[EM] Re: Is range voting the panacea we need?

FL lengyel at gmail.com
Sun Jan 2 11:04:45 PST 2005


On Mon, 03 Jan 2005 00:26:05 +1030, Chris Benham
<chrisbenham at bigpond.com> wrote:
> Florian Legyel asked me (Sat.Jan1):
> 
> >What is the sensible and fair argument linking the minimization of
> >Bayesian regret by range voting with the emotional states of voters?
> >
> CB: I  could perhaps have omitted the word  "Bayesian", because that
> just refers to "averaged over a vast number of
> randomized elections".

It's better to be more specific about what is being averaged: WD
Smith's simulations assign, for each voter and candidate, the utility
a given candidate has for that voter.
This is not an "emotion"--it is, in Smith's simulation, a real number
between 0 and 1.
The "Baysean regret" assigned by a voter to an election is the
difference between the
utility assigned to the winning candidate by that voter and his
preferred candidate; these differences are averaged in the simulations
of each voting method.
 
>  Ok, suppose there are two candidates  and three voters, and the voting
> method is Range Voting
> using the scale 0-100. All three voters are completely sincere.
> 
> Voters 1 and 2  both prefer candidate A to candidate B, but not by much
> and they are not very impressed by either. They
> vote  A27, B25.   Voter 3, on the other hand,  is infatuated  with B and
> thinks that A is by comparison terrible, so votes
> A2, B98.  This is how W.D Smith measures "regret" in his simulations.

Could you point out in the simulations where this is?

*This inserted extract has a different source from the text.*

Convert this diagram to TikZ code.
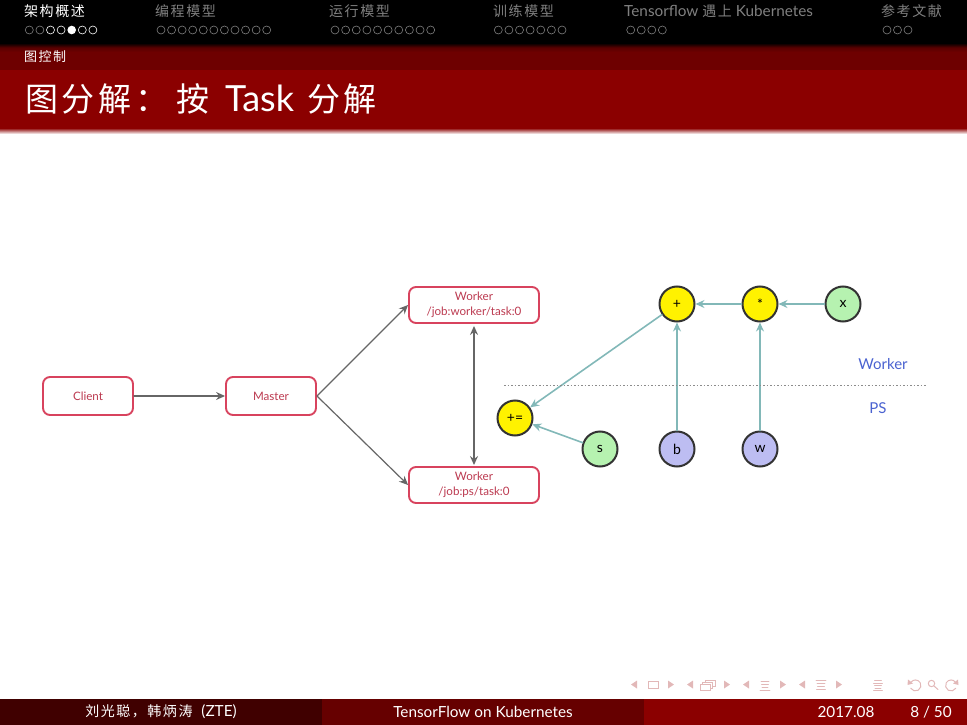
\documentclass[tikz,border=0pt]{standalone}
\usepackage{fontspec}
\setmainfont{Lato}
\newfontfamily\cjk[LetterSpace=11]{Noto Sans CJK SC}
\usetikzlibrary{calc,arrows.meta}
\definecolor{barred}{HTML}{8B0000}
\definecolor{subred}{HTML}{6E0000}
\definecolor{footdark}{HTML}{400000}
\definecolor{footmid}{HTML}{660000}
\definecolor{navgray}{HTML}{808080}
\definecolor{boxred}{HTML}{D8435E}
\definecolor{boxtext}{HTML}{BC3A50}
\definecolor{edgeteal}{HTML}{82B8B8}
\definecolor{opyellow}{HTML}{FFF200}
\definecolor{vargreen}{HTML}{B6F2B0}
\definecolor{parblue}{HTML}{BDBDF2}
\definecolor{zoneblue}{HTML}{4A62D0}
\definecolor{symbolpink}{HTML}{E2B8B8}
\tikzset{
  navtext/.style={anchor=west,text=navgray,font=\cjk\fontsize{14}{16}\selectfont},
  foottext/.style={text=white,font=\fontsize{15.3}{17}\selectfont},
  taskbox/.style={draw=boxred,fill=white,line width=1.9pt,rounded corners=7pt,text=boxtext,
    align=center,minimum width=90pt,minimum height=38pt,inner sep=1pt,
    font=\fontsize{11.6}{15.5}\selectfont},
  opnode/.style={circle,draw=black!80,line width=2pt,minimum size=35pt,inner sep=0pt,
    font=\fontsize{14}{16}\selectfont},
  flow/.style={->,draw=black!60,line width=1.2pt},
  edge/.style={->,draw=edgeteal,line width=1.6pt},
  navdot/.style={draw=#1,line width=0.6pt},
  symbol/.style={draw=symbolpink,line width=0.8pt},
  symtip/.style={fill=symbolpink}
}
\newcommand{\tipleft}[1]{\fill[symtip] (#1-3,684.5) -- (#1+3,680.5) -- (#1+3,688.5) -- cycle;}
\newcommand{\tipright}[1]{\fill[symtip] (#1+3,684.5) -- (#1-3,680.5) -- (#1-3,688.5) -- cycle;}
\begin{document}
\begin{tikzpicture}[x=1pt,y=-1pt,cap=round,>={Stealth[length=9pt,width=8pt,inset=3pt]}]
        \useasboundingbox (0,0) rectangle (967,725);
        % header bars
        \fill[black] (0,0) rectangle (967,44);
        \shade[top color=black,bottom color=subred,middle color=subred!80!black] (0,43) rectangle (967,52);
        \fill[subred] (0,52) rectangle (967,70);
        \fill[barred] (0,70) rectangle (967,128);
        \shade[top color=barred,bottom color=white] (0,128) rectangle (967,134);
        % navigation
        \node[navtext,text=white,inner sep=0pt] (secarch) at (24,11) {架构概述};
        \node[navtext,inner sep=0pt] (secprog) at (155,11) {编程模型};
        \node[navtext,inner sep=0pt] (secrun) at (329,11) {运行模型};
        \node[navtext,inner sep=0pt] (sectrain) at (493,11) {训练模型};
        \node[navtext,inner sep=0pt] (seckube) at (624,11) {\fontspec{Lato}\fontsize{15.3}{16}\selectfont Tensorflow {\cjk\fontsize{14}{16}\selectfont 遇上} Kubernetes};
        \node[navtext,inner sep=0pt] (secref) at (881,11) {参考文献};
        \foreach \i in {0,1}
                \draw[navdot=navgray] (29.3+\i*10.6,30) circle (4);
        \foreach \i in {2,3,5,6}
                \draw[navdot=white] (29.3+\i*10.6,30) circle (4);
        \fill[white] (29.3+4*10.6,30) circle (4.3);
        \foreach \i in {0,...,10}
                \draw[navdot=navgray] (161+\i*10.57,30) circle (4);
        \foreach \i in {0,...,9}
                \draw[navdot=navgray] (335+\i*10.63,30) circle (4);
        \foreach \i in {0,...,6}
                \draw[navdot=navgray] (498.3+\i*10.62,30) circle (4);
        \foreach \i in {0,...,3}
                \draw[navdot=navgray] (630.7+\i*10.55,30) circle (4);
        \foreach \i in {0,...,2}
                \draw[navdot=navgray] (887+\i*10.5,30) circle (4);
        \node[anchor=west,inner sep=0pt,text=white,font=\cjk\fontsize{13}{15}\selectfont] (subsec) at (24,57) {图控制};
        \node[anchor=west,inner sep=0pt,text=white,font=\cjk\fontsize{33}{36}\selectfont] (title) at (25,99) {图分解：\hspace{8pt}按\hspace{5pt} {\fontspec{Lato}\fontsize{36}{36}\selectfont Task} \hspace{2pt}分解};
        % left graph
        \node[taskbox] (client) at (88,396) {Client};
        \node[taskbox] (master) at (271,396) {Master};
        \node[taskbox,minimum width=130pt,minimum height=36pt] (wtop) at (474,305) {Worker\\/job:worker/task:0};
        \node[taskbox,minimum width=130pt,minimum height=36pt] (wbot) at (474,485) {Worker\\/job:ps/task:0};
        \draw[flow] (client) -- (master);
        \draw[flow] (master.east) -- (wtop.west);
        \draw[flow] (master.east) -- (wbot.west);
        \draw[flow,<->,line width=1.6pt,shorten >=1pt,shorten <=2pt] (wtop) -- (wbot);
        % right graph
        \node[opnode,fill=opyellow] (assign) at (515,418) {+=};
        \node[opnode,fill=vargreen] (s) at (600,449) {s};
        \node[opnode,fill=opyellow] (add) at (677,304) {+};
        \node[opnode,fill=opyellow] (mul) at (760,304) {*};
        \node[opnode,fill=vargreen] (x) at (843,304) {x};
        \node[opnode,fill=parblue] (b) at (677,449) {b};
        \node[opnode,fill=parblue] (w) at (760,449) {w};
        \draw[edge] (x) -- (mul);
        \draw[edge] (mul) -- (add);
        \draw[edge] (add) -- (assign);
        \draw[edge] (s) -- (assign);
        \draw[edge] (b) -- (add);
        \draw[edge] (w) -- (mul);
        \coordinate (zonel) at (504,385.5);
        \coordinate (zoner) at (927,385.5);
        \draw[black!45,line width=1.5pt,line cap=butt,dash pattern=on 1.5pt off 2pt] (zonel) -- (zoner);
        \node[text=zoneblue,font=\fontsize{15}{17}\selectfont] (zworker) at (883,364) {Worker};
        \node[text=zoneblue,font=\fontsize{15}{17}\selectfont] (zps) at (878,408) {PS};
        % beamer symbols
        \tipleft{634} \tipright{671} \tipleft{690} \tipright{727}
        \tipleft{746} \tipright{783} \tipleft{802} \tipright{839}
        \draw[symbol] (648,681.5) rectangle (658,688.5);
        \draw[symbol,fill=white] (705,680) rectangle (715,686);
        \draw[symbol,fill=white] (702.5,682) rectangle (712.5,688);
        \draw[symbol,fill=white] (700,684) rectangle (710,690.5);
        \foreach \y/\l in {681/4,684/3.5,687/3,690/5}
                \draw[symbol] (765-\l,\y) -- (765+\l,\y);
        \foreach \y/\l in {680/5,683/4,686/3.5,689/4.5}
                \draw[symbol] (821-\l,\y) -- (821+\l,\y);
        \foreach \y/\l in {680.5/3.5,683/4.5,685.5/3.5,688/3,690.5/4.5}
                \draw[symbol] (878-\l,\y) -- (878+\l,\y);
        \draw[symbol,line width=1pt] (910.7,688.2) arc[start angle=150,end angle=-140,radius=5.5];
        \fill[symtip] (908,679.5) -- (913,683.5) -- (907.5,685) -- cycle;
        \draw[symbol,line width=1pt] (931.5,683.5) circle (3.2);
        \draw[symbol,line width=1pt] (934,686) -- (938,689.5);
        \draw[symbol,line width=1pt] (955.8,688.2) arc[start angle=30,end angle=320,radius=5.5];
        \fill[symtip] (958,679.5) -- (953,683.5) -- (958.5,685) -- cycle;
        % footer
        \fill[footdark] (0,699) rectangle (322,725);
        \fill[footmid] (322,699) rectangle (644,725);
        \fill[barred] (644,699) rectangle (967,725);
        \node[foottext] (authors) at (161,712) {{\cjk\fontsize{14}{16}\selectfont 刘光聪，韩炳涛}\hspace{5pt} (ZTE)};
        \node[foottext] (talk) at (483,712) {TensorFlow on Kubernetes};
        \node[foottext] (date) at (846,712) {2017.08};
        \node[foottext] (page) at (931,712) {8 / 50};
\end{tikzpicture}
\end{document}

I see no mention of the
utility assignments in WD Smith's program in this account.

> Range Voting would just add up the points and elect B, minimizing
> "regret". Voter 3 over-ruled the other two voters, by
> being more emotional.  "Regret" is an emotion, isn't it?  

This seems to sidestep the technical definition of Bayesian regret with 
extra-mathematical psychological considerations. The issue is not
whether regret
is an emotion. Bayesian regret is  a term for the difference in utility a 
hypothetical voter would assign to two candidates. Smith's simulation
makes the assumption that voters make such utility assignments. He
also allows voters to
be ignorant of the "real" utility a candidate has, by introducing a
random deviation from
the "true" value.  A question is whether such assumptions are
sociologically and politically
substantive.

Voter 3's
> greater  self-quantified  potential "regretfulness" (96 points
> of it)  over-ruled the other two voters'  total of  4 points of
> potential regret.
> 
> That is why I say that the assertion by Range Voter advocates that
>  "minimizing...regret" is more important than majority
> rule is tantamount to saying that more emotional voters should have more
> power than less emotional voters.
> 
> Chris Benham

I don't believe WD Smith ever asserted that minimizing Bayesian regret
is more important
than majority rule. His statement was that range voting minimizes
Bayesian regret--it's a statement about a simulation of voting methods
assuming some kind of a priori assignment of utilities each voter in
an election assigns to a list of candidates. The three-voter example
you give does not involve a minimization over a distribution of
candidate utility assignments by the voters. Perhaps it would be a
good idea to run the simulation with three voters.